Most authorized online providers are mobile-compatible. Whether the experience is good depends on the provider's platform. Some have dedicated apps; others are browser-based and work fine on a modern smartphone. The quizzes and final exam can typically be completed on mobile as well.

How do I verify a provider is OSHA-authorized?

Go to osha.gov and look up the Outreach Training Program authorized trainer database. Authorized providers will have a trainer ID number. If you're buying from a site that doesn't display an authorized trainer ID and the course is under $50, treat that as a red flag — you may get a certificate-looking PDF that has no standing with OSHA.

Will an OSHA 30 card from another state transfer to my state?

Yes. The OSHA 30 card is issued by the federal Department of Labor and is recognized nationwide. There are no state-specific versions of the card. If a job posting in California says "OSHA 30 required," a card earned through an authorized provider in Texas or Florida satisfies that requirement.

What's the difference between OSHA 30 Construction and General Industry?

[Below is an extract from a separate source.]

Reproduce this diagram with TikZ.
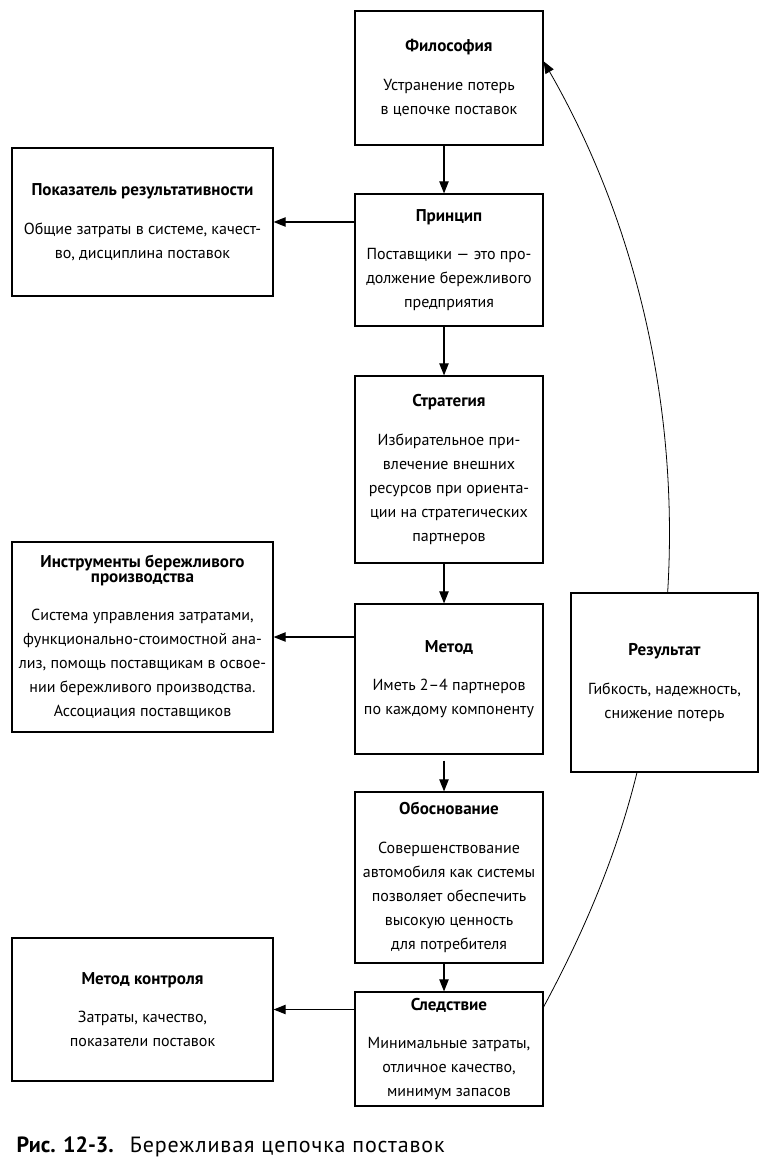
\documentclass[tikz,border=0pt]{standalone}
\usepackage{fontspec}
\setmainfont{PT Sans}
\usetikzlibrary{arrows.meta}
\newcommand{\hd}[1]{{\fontsize{12.8}{18}\selectfont\bfseries #1}\\[10.9pt]}

\begin{document}
\begin{tikzpicture}[x=0.75pt,y=-0.75pt,
  box/.style={draw,line width=0.9pt,align=center,inner sep=0pt,font=\fontsize{12}{18}\selectfont},
  arr/.style={line width=0.8pt,-{Triangle[length=9pt,width=7pt]}}]
  \useasboundingbox (0,0) rectangle (771,1176);
  % central column
  \node[box,minimum width=141pt,minimum height=100.5pt] (filo) at (449,78)
    {\hd{Философия}Устранение потерь\\в цепочке поставок};
  \node[box,minimum width=141pt,minimum height=99pt] (princ) at (449,260)
    {\hd{Принцип}Поставщики — это про-\\должение бережливого\\предприятия};
  \node[box,minimum width=141pt,minimum height=140.25pt] (strat) at (449,469.5)
    {\hd{Стратегия}Избирательное при-\\влечение внешних\\ресурсов при ориента-\\ции на стратегических\\партнеров};
  \node[box,minimum width=141pt,minimum height=112.5pt] (met) at (449,679)
    {\hd{Метод}Иметь 2–4 партнеров\\по каждому компоненту};
  \node[box,minimum width=141pt,minimum height=128.25pt] (obos) at (449,877.5)
    {\hd{Обоснование}Совершенствование\\автомобиля как системы\\позволяет обеспечить\\высокую ценность\\для потребителя};
  \node[box,minimum width=141pt,minimum height=85.5pt] (sled) at (449,1049)
    {\hd{Следствие}Минимальные затраты,\\отличное качество,\\минимум запасов};
  % left column
  \node[box,minimum width=195.75pt,minimum height=111pt] (pokaz) at (142.5,222)
    {\hd{Показатель результативности}Общие затраты в системе, качест-\\во, дисциплина поставок};
  \node[box,minimum width=195.75pt,minimum height=142.5pt] (instr) at (142.5,637)
    {{\fontsize{12.8}{18}\selectfont\bfseries Инструменты бережливого}\\[-6.75pt]\hd{производства}Система управления затратами,\\функционально-стоимостной ана-\\лиз, помощь поставщикам в освое-\\нии бережливого производства.\\Ассоциация поставщиков};
  \node[box,minimum width=195.75pt,minimum height=107.25pt] (kontr) at (142.5,1009.5)
    {\hd{Метод контроля}Затраты, качество,\\показатели поставок};
  % result
  \node[box,minimum width=140.25pt,minimum height=134.25pt] (rez) at (664.5,682.5)
    {\hd{Результат}Гибкость, надежность,\\снижение потерь};
  % arrows down
  \draw[arr] ([xshift=-3.75pt]filo.south) -- ([xshift=-3.75pt]princ.north);
  \draw[arr] ([xshift=-3.75pt]princ.south) -- ([xshift=-3.75pt]strat.north);
  \draw[arr] ([xshift=-3.75pt]strat.south) -- ([xshift=-3.75pt]met.north);
  \draw[arr,shorten <=4.5pt] ([xshift=-3.75pt]met.south) -- ([xshift=-3.75pt]obos.north);
  \draw[arr] ([xshift=-3.75pt]obos.south) -- ([xshift=-3.75pt]sled.north);
  % arrows left
  \draw[arr] (princ.west |- pokaz.east) -- (pokaz.east);
  \draw[arr] (met.west |- instr.east) -- (instr.east);
  \draw[arr] (sled.west |- kontr.east) -- (kontr.east);
  % feedback arc
  \draw[line width=0.6pt] (sled.24) .. controls (584,932) and (617,854) .. (rez.253);
  \draw[arr,line width=0.6pt] (rez.88) .. controls (679,408) and (637,224) .. (filo.10);
  % caption
  \node[anchor=base west,font=\fontsize{16.5}{18}\selectfont] (cap) at (12,1152)
    {\textbf{Рис. 12-3.}\hspace{12pt}{\addfontfeatures{LetterSpace=4}Бережливая цепочка поставок}};
\end{tikzpicture}
\end{document}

They're built on different CFR standards (1926 vs. 1910), cover different hazard categories, and are for different work environments. You should choose based on your actual industry. If you're a supervisor on construction sites, take Construction. If you manage a manufacturing floor or warehouse, take General Industry. Taking the wrong version doesn't help your hazard recognition on the job, even if the card looks the same.

Bottom Line

OSHA 30 hour training online is one of the more straightforward credential decisions in construction and general industry — the cost is low ($89–$199), the time commitment is manageable (4+ days spread over weeks), and the career impact is concrete: without it, you're locked out of supervisory roles on prevailing-wage and public projects in multiple states.

The main thing to get right: use an authorized Outreach Training Program provider. Don't buy a cheap certificate from an unverified source — it won't hold up when a GC or job site asks to see credentials. Once you've confirmed the provider is authorized, pick the correct version (Construction or General Industry) for your actual work environment, and complete it within the 6-month window.

If you want to go further than the card course — into industrial hygiene, compliance management, or safety officer responsibilities — the OSHA courses on Coursera and Udemy listed above cover the regulatory and technical depth that the Outreach program doesn't have time to address in 30 hours.